The impact of the ongoing war between Iran and Israel is directly visible on many sectors of India. Due to international tensions and the resulting crude oil prices, freight charges and supply chain disruptions, costs in related sectors have increased significantly. This has increased concerns about companies' profits, cost of stock holding and future demand.
High crude oil prices are making raw materials like plastics, resins, insulation and packaging expensive. Besides, the cost of fuel and transport has also increased. Additionally, disruptions in transportation routes and airspace have made freight transportation expensive and delivery delays, forcing companies to hold excess stock and increasing expenses. A huge decline is also being seen in the shares of companies selling consumer durables in the country. Shares of pipe companies have fallen by up to 21 percent.
Impact on consumer durables
The biggest concern currently in the consumer durables sector is the impact on export sales in Q1FY27, especially if the airspace in the Middle East remains closed. However, most of the goods go via sea, which is not much affected right now, but the cost of air freight may put pressure on the profits of the companies.
Demand in this sector is price sensitive, so companies are not able to easily pass on the increased costs to customers. This may affect the earnings (EBITDA) of companies in a short time.

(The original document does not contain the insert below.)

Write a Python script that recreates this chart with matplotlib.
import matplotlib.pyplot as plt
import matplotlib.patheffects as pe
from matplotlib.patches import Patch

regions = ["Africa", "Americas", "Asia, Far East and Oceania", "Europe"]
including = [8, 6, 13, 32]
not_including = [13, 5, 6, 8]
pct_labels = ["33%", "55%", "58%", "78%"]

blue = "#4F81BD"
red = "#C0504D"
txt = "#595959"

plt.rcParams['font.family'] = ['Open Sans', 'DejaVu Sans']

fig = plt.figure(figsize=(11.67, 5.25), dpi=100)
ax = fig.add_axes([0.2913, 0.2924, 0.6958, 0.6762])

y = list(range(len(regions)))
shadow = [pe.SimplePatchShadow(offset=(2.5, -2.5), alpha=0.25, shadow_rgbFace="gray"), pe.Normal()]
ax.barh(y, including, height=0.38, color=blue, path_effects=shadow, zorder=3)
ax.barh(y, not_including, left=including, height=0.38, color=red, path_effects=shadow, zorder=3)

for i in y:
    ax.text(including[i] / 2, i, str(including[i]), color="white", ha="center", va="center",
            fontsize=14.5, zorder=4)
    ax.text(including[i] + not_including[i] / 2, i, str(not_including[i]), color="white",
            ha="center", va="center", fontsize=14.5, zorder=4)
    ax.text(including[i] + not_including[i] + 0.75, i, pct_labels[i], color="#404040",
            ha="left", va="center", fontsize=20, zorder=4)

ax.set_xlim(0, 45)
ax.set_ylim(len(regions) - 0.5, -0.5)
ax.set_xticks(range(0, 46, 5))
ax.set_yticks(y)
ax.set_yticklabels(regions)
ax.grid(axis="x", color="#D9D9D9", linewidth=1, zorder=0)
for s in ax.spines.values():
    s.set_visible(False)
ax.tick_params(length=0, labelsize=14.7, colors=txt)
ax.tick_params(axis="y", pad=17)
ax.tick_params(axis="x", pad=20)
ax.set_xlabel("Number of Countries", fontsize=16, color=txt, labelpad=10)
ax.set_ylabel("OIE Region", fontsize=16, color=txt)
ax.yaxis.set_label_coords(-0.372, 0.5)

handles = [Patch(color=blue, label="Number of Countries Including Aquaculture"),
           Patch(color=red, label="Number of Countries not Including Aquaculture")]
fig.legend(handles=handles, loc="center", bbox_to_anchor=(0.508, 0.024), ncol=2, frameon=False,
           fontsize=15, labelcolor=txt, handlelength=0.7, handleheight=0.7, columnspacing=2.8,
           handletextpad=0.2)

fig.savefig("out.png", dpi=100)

Additionally, supply chain issues remain, especially if supplies of essential goods from countries in the Far East are affected. Nifty Consumer Durables have declined by 12.3% since the war started on 27 February 2026.
Shock to RAC companies in peak season
The Room Air Conditioner (RAC) sector has suffered a setback at a time when March is the most important month of production. Its impact may continue till Q1FY27, which may impact preparations to meet summer demand.
Shortage of LPG has emerged as a big problem, due to which there is difficulty in making heat exchanger. Due to this, some companies are now using other fuels like oxyacetylene and PNG. However, due to rising prices of resins and industrial gases, there is pressure on profits, due to which companies are considering increasing prices. Due to the uncertain environment, companies are avoiding accumulating expensive stocks. Since February 27, shares of Amber Enterprises and PG Electroplast have fallen 21%, Voltas has fallen 20%, Blue Star has fallen 16% and Havells has fallen 12%.